Processing will be also allowed when such would be necessary to fulfil tasks that are in the public interest under applicable EU or Member State regulation, and which provides appropriate guarantees protecting legitimate interests of the data subjects. Member States will be allowed to define further limits, for instance with respect to who will not have access to health data, respectively who cannot be provided with such data, or limitations of certain rights of individuals/natural persons. The draft expressly stipulates that maintenance of health data (health status) is required for reasons elated to protection of public interest and health or for scientific purposes, and for these reasons these data cannot be subject to deletions based on the right to be forgotten and the right to have data deleted.
Profiling will be also limited (in terms of measures adopted only on the basis of automated data processing for the purposes of assessing certain properties of character of individuals or for purposes of health condition analyses), under which all individuals will have the right not to be subject to any such measure, which would have legal effect or which would significantly affect such person.

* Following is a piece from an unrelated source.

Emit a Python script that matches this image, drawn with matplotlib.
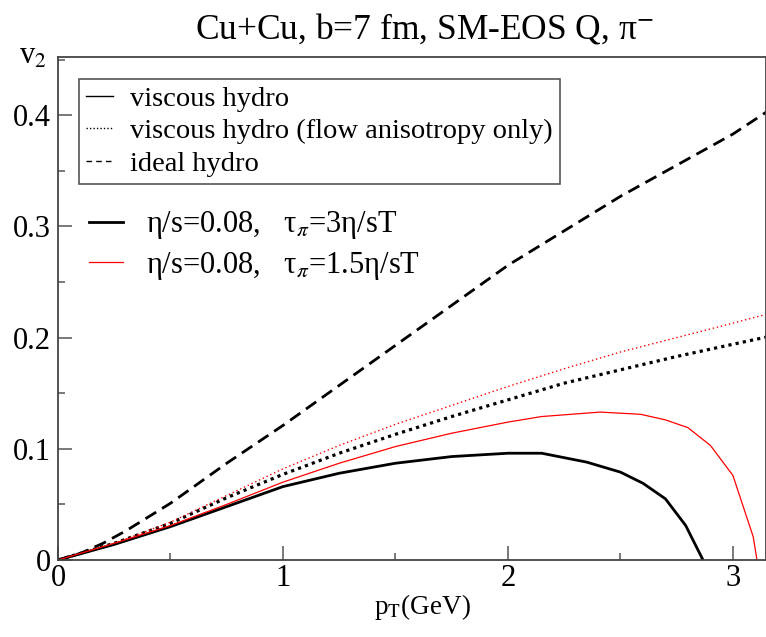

New definition will be also provided for ‘pseudonymization’ of personal (sensitive) data, which may help in clearing up the existing ambiguities and often diverse approach to these issues.
The draft regulation also expressly stipulates that Member States will be free to determined specific conditions for processing of personal data for certain sectors and for processing of specific categories of data (including sensitive data).
JUDr. Oldřich Trojan
With regard to the current progress in the debate on this draft Directive we can safely assume that the final version will contain additional modifications and that it will, more importantly, further reflect the rapid development and impact of new technologies and devices on the health data collection and processing.